Re: Solving full rank issue

Alain38 · Posted 11-15-2017 05:16 AM

Dear all,

I noticed that to estimate betas in a regression (without intercept) subject to a full rank problem, SAS automatically sets a beta equals 0 to find least squares solutions .

This is perfectly understandable since X'X must be non-singular, which is not the case when there are full rank issues.

I was wondering how SAS choose which variable set equal to 0 as in my case, each variable is by construction a linear combination of other variabes.

I don't think SAS is doing this randomly since running proc reg several times provides me the same results.

Doing the computations manually with proc IML, I thought of two possibilities to determine which variable to omit:

- removing the variable which is the most correlated with others in average (i.e. the variable that has the most redundant information)

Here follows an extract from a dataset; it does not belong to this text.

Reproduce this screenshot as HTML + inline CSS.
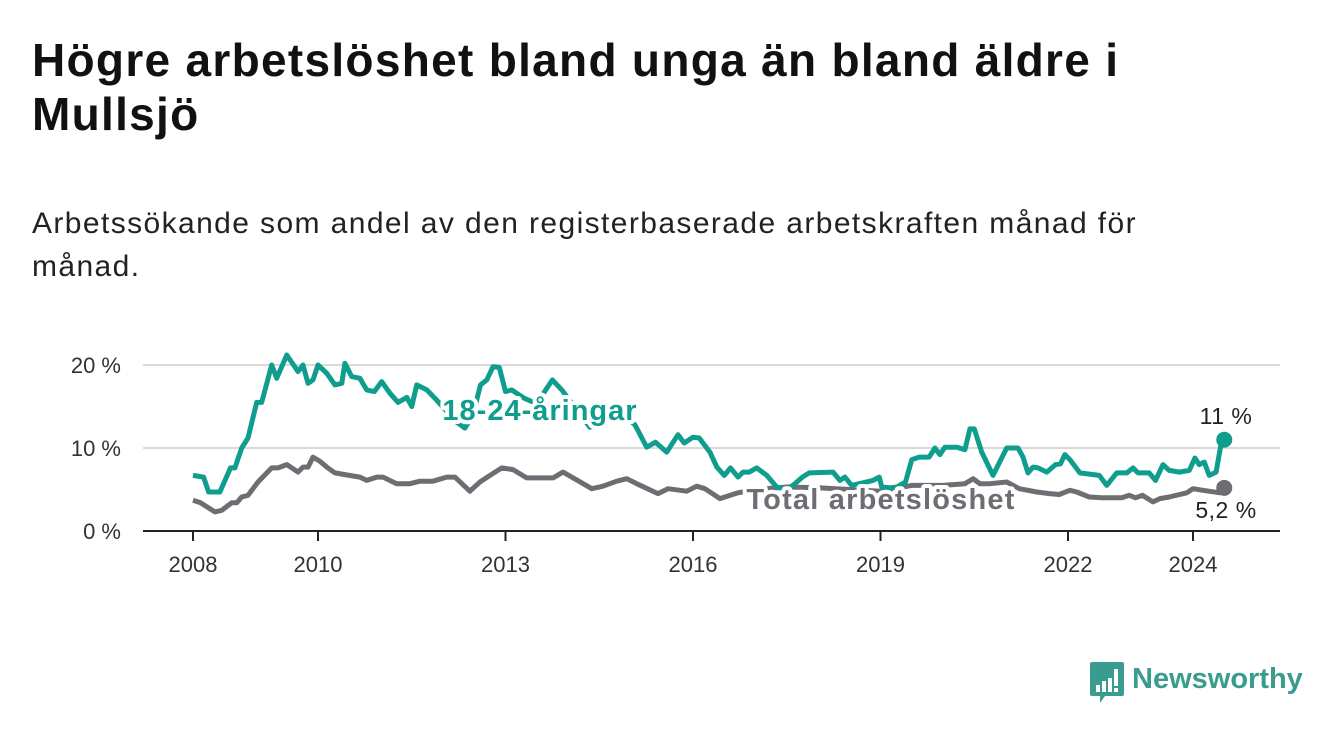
<!DOCTYPE html>
<html><head><meta charset="utf-8">
<style>
body{margin:0;background:#fff;width:1340px;height:734px;overflow:hidden;font-family:"Liberation Sans","DejaVu Sans",sans-serif;}
h1{position:absolute;left:32px;top:33px;margin:0;font-size:46px;line-height:54px;font-weight:bold;color:#111;width:1290px;letter-spacing:1.3px}
.sub{position:absolute;left:32px;top:202px;margin:0;font-size:30px;line-height:43px;color:#222;width:1300px;letter-spacing:1.4px}
</style></head><body>
<h1>Högre arbetslöshet bland unga än bland äldre i<br>Mullsjö</h1>
<p class="sub">Arbetssökande som andel av den registerbaserade arbetskraften månad för<br>månad.</p>
<svg id="chart" width="1340" height="734" style="position:absolute;left:0;top:0"></svg>
<div style="position:absolute;left:1089px;top:661px;display:flex;align-items:center">
<svg width="36" height="44"><path d="M3 1h30a2 2 0 0 1 2 2v30a2 2 0 0 1-2 2H16l-5 7v-7H3a2 2 0 0 1-2-2V3a2 2 0 0 1 2-2z" fill="#3a9c8f"/><rect x="7" y="24" width="4" height="7" fill="#fff"/><rect x="13" y="20" width="4" height="11" fill="#fff"/><rect x="19" y="17" width="4" height="14" fill="#fff"/><rect x="25" y="8" width="4" height="17" fill="#fff"/><rect x="25" y="27" width="4" height="4" fill="#fff"/></svg>
<span style="margin-left:7px;font-size:29px;font-weight:bold;color:#3a9c8f;margin-top:-8px">Newsworthy</span>
</div>
<script>
const youthT=[2008.0,2008.17,2008.25,2008.43,2008.6,2008.67,2008.78,2008.88,2009.02,2009.1,2009.26,2009.34,2009.5,2009.68,2009.76,2009.84,2009.92,2010.0,2010.14,2010.27,2010.38,2010.43,2010.54,2010.67,2010.78,2010.9,2011.02,2011.15,2011.28,2011.42,2011.5,2011.58,2011.74,2011.87,2012.05,2012.2,2012.35,2012.48,2012.6,2012.7,2012.8,2012.9,2013.0,2013.1,2013.3,2013.45,2013.6,2013.75,2013.9,2014.1,2014.35,2014.5,2014.7,2014.9,2015.07,2015.26,2015.4,2015.58,2015.76,2015.86,2016.0,2016.1,2016.27,2016.38,2016.5,2016.6,2016.72,2016.8,2016.9,2017.02,2017.18,2017.34,2017.48,2017.6,2017.75,2017.86,2018.24,2018.35,2018.43,2018.54,2018.88,2018.98,2019.02,2019.15,2019.26,2019.4,2019.5,2019.62,2019.78,2019.87,2019.95,2020.03,2020.22,2020.35,2020.43,2020.5,2020.62,2020.8,2021.02,2021.2,2021.28,2021.36,2021.44,2021.52,2021.66,2021.8,2021.88,2021.95,2022.03,2022.19,2022.5,2022.62,2022.78,2022.94,2023.04,2023.12,2023.3,2023.4,2023.52,2023.62,2023.78,2023.94,2024.03,2024.1,2024.18,2024.26,2024.37,2024.46,2024.5];
const youthV=[6.7,6.5,4.7,4.7,7.6,7.6,10,11.2,15.5,15.5,20,18.4,21.2,19.2,20,17.8,18.2,20,19,17.6,17.8,20.2,18.6,18.4,17,16.8,18,16.6,15.5,16.1,15,17.6,17,16,14.5,13.2,12.4,14,17.6,18.2,19.8,19.7,16.8,17,16,15.5,16.5,18.2,17,15,12.5,13,14.5,14,12.8,10.1,10.7,9.5,11.6,10.6,11.3,11.2,9.5,7.7,6.7,7.6,6.5,7.1,7.1,7.6,6.7,5.3,5,5.5,6.5,7,7.1,6.1,6.5,5.5,6.1,6.5,5.3,5.2,5.3,5.9,8.6,8.9,8.9,10,9.2,10.1,10.1,9.8,12.3,12.3,9.5,6.7,10,10,8.9,7,7.7,7.6,7.1,8,8.1,9.2,8.6,7,6.7,5.5,7,7,7.6,7,7,6.1,8,7.3,7.1,7.3,8.8,8,8.3,6.7,7.1,11];
const totalT=[2008.0,2008.12,2008.35,2008.46,2008.62,2008.7,2008.78,2008.88,2009.04,2009.26,2009.36,2009.5,2009.68,2009.76,2009.84,2009.92,2010.03,2010.14,2010.27,2010.5,2010.67,2010.78,2010.94,2011.04,2011.26,2011.47,2011.63,2011.84,2012.06,2012.19,2012.43,2012.59,2012.75,2012.94,2013.12,2013.34,2013.55,2013.76,2013.92,2014.06,2014.38,2014.56,2014.78,2014.94,2015.1,2015.44,2015.6,2015.9,2016.06,2016.19,2016.43,2016.72,2017.0,2017.5,2018.0,2018.5,2019.0,2019.5,2020.0,2020.35,2020.48,2020.59,2020.75,2021.02,2021.22,2021.5,2021.7,2021.86,2022.03,2022.14,2022.34,2022.54,2022.86,2022.98,2023.08,2023.19,2023.36,2023.47,2023.62,2023.9,2024.0,2024.16,2024.43,2024.5];
const totalV=[3.7,3.4,2.3,2.5,3.4,3.4,4.1,4.3,5.9,7.6,7.6,8,7.1,7.7,7.7,8.9,8.4,7.7,7,6.7,6.5,6.1,6.5,6.5,5.7,5.7,6,6,6.5,6.5,4.8,5.9,6.7,7.6,7.4,6.4,6.4,6.4,7.1,6.5,5.1,5.4,6,6.3,5.7,4.5,5.1,4.8,5.4,5.1,3.9,4.6,5,5.3,5.2,5,4.8,5.5,5.5,5.7,6.3,5.7,5.7,5.9,5.1,4.7,4.5,4.4,4.9,4.7,4.1,4,4,4.3,4,4.3,3.5,3.9,4.1,4.6,5.1,4.9,4.6,5.2];
const yTicks=[0,10,20];
const xTicks=[2008,2010,2013,2016,2019,2022,2024];
const NS='http://www.w3.org/2000/svg';
const svg=document.getElementById('chart');
const X=t=>193+62.5*(t-2008);
const Y=v=>531-8.3*v;
function mk(tag,attrs,parent){const e=document.createElementNS(NS,tag);for(const k in attrs)e.setAttribute(k,attrs[k]);(parent||svg).appendChild(e);return e;}
yTicks.forEach(v=>{
  if(v>0){const g=mk('line',{x1:143,x2:1280,y1:Y(v),y2:Y(v),stroke:'#d9d9d9','stroke-width':2});
  
  }
  const t=mk('text',{x:121,y:Y(v)+8,'text-anchor':'end','font-size':22,fill:'#333'});
  t.textContent=v+' %';
  
  
});
const ax=mk('line',{x1:143,x2:1280,y1:531,y2:531,stroke:'#222','stroke-width':2});


xTicks.forEach(yr=>{
  const tk=mk('line',{x1:X(yr),x2:X(yr),y1:531,y2:541,stroke:'#222','stroke-width':2});
  
  
  const t=mk('text',{x:X(yr),y:572,'text-anchor':'middle','font-size':22,fill:'#333'});
  t.textContent=yr;
  
  
});
function line(T,V,color,name){
  const d=T.map((t,i)=>(i?'L':'M')+X(t).toFixed(1)+' '+Y(V[i]).toFixed(1)).join(' ');
  const p=mk('path',{d:d,fill:'none',stroke:color,'stroke-width':5,'stroke-linejoin':'round'});
  
  
  const c=mk('circle',{cx:X(T[T.length-1]),cy:Y(V[V.length-1]),r:8,fill:color});
  
  
}
line(totalT,totalV,'#6e6d73','total-line');
line(youthT,youthV,'#0f9e8e','youth-line');
function label(txt,x,y,color,name,bold,anchor,size,ls){
  const t=mk('text',{x:x,y:y,'text-anchor':anchor,'font-size':size,'font-weight':bold?'bold':'normal',fill:color,stroke:'#fff','stroke-width':bold?8:0,'paint-order':'stroke','stroke-linejoin':'round','letter-spacing':ls});
  t.textContent=txt;
  
  
}
label('18-24-åringar',540,420,'#0f9e8e','youth-series-label',true,'middle',29,1);
label('Total arbetslöshet',881,509,'#6e6d73','total-series-label',true,'middle',29,1.2);
label('11 %',1226,424,'#222','youth-end-value',false,'middle',23,0.5);
label('5,2 %',1226,518,'#222','total-end-value',false,'middle',23,0.5);
</script>
</body></html>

- for n variables, running the regression n times by removing each time a different variable, in order to finally keep the regression that exhibits the highest coefficient of multiple determination, which would mean that I actually removed the variable for which the coefficient of partial determination was the lowest (i.e. the variable that contributes the less to the explanation of the observed variations of Y)

Any assistance is greatly appreciated!

WarrenKuhfeld · Posted 11-15-2017 07:11 AM

Most procedures do sequential sweeps. https://support.sas.com/documentation/cdl/en/statug/63347/HTML/default/viewer.htm#statug_intromod_a0...

Search for "Goodnight sweep" for other sources. So with a three-level classification variable with three binary variables, it will sweep the first two and skip the last one. Transreg is a notable exception, it uses rational pivoting, which for really weird data can produce more accurate results. Orthoreg also uses a specialized method. See the doc.

Alain38 · Posted 11-15-2017 07:40 AM

Thank you for your help, I'm going to look into that.

For further details, I use proc reg or proc autoreg and these variables are not binary. The variables can be divided into two categories, and are calculated relatively within their category to induce stationarity, i.e. their sum for a category equals 1.

StatDave · Posted 11-15-2017 10:54 AM

Not sure if this is relevant or helpful to what you are doing, but see this note.

Rick_SAS · Posted 11-15-2017 10:26 AM

The reference level for the classification effects are set to zero. For a GLM parameterization, it is the last level. You can use the REF= option to specify the reference level. See the section "Parameterization of Model Effects" in the SAS/STAT documentation. For applications and interpretation of different parameterizations, see Pasta (2005).